Hi
I am having difficulty in understanding a convergence question. I was wondering if someone could please explain how I get started?
Thanks
two random objects converge in probability if in the limit they have the same density or distribution function.

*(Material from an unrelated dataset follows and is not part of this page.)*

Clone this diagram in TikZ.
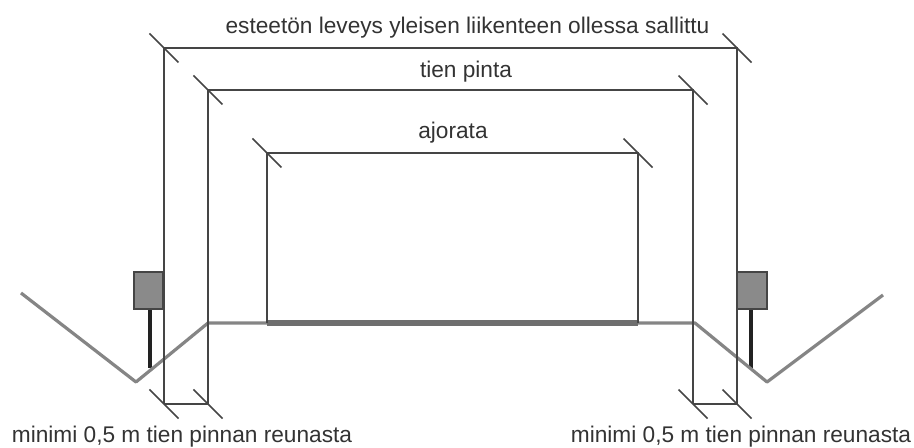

In this case it should be pretty clear that
$\begin{align*}
&\lim \limits_{n \to \infty}~P_{X_n} = \\ \\
&\lim \limits_{n \to \infty}~\left \{ \dfrac{n-2}{n},~\dfrac 1 n,~\dfrac 1 n \right \} = \\ \\
&\{1,~0,~0\}
\end{align*}$
The distribution of $\theta$ is just $P[X=\theta]=1$
which is seen to be identical to the limiting distribution of $X_n$
and thus $X_n$ does converge to $\theta$ in probability
$X_n$ will converge in mean square to $\theta$ if
$\lim \limits_{n\to\infty}~E[(X_n - \theta)^2] = 0$
$\begin{align*}
&\lim \limits_{n\to\infty}~E[(X_n - \theta)^2] = \\ \\
&\lim \limits_{n\to \infty}~\left(\dfrac{n-2}{n}(\theta - \theta)^2 + \dfrac 1 n (\theta - (\theta+1))^2 + \dfrac 1 n (\theta - (\theta+n))^2\right) = \\ \\
&\lim \limits_{n\to \infty}~ \left(\dfrac 1 n (1^2 + n^2)\right) = \\ \\
&\lim \limits_{n\to \infty}~ n + \dfrac 1 n = \infty
\end{align*}$
$X_n$ does not converge to $\theta$ in mean square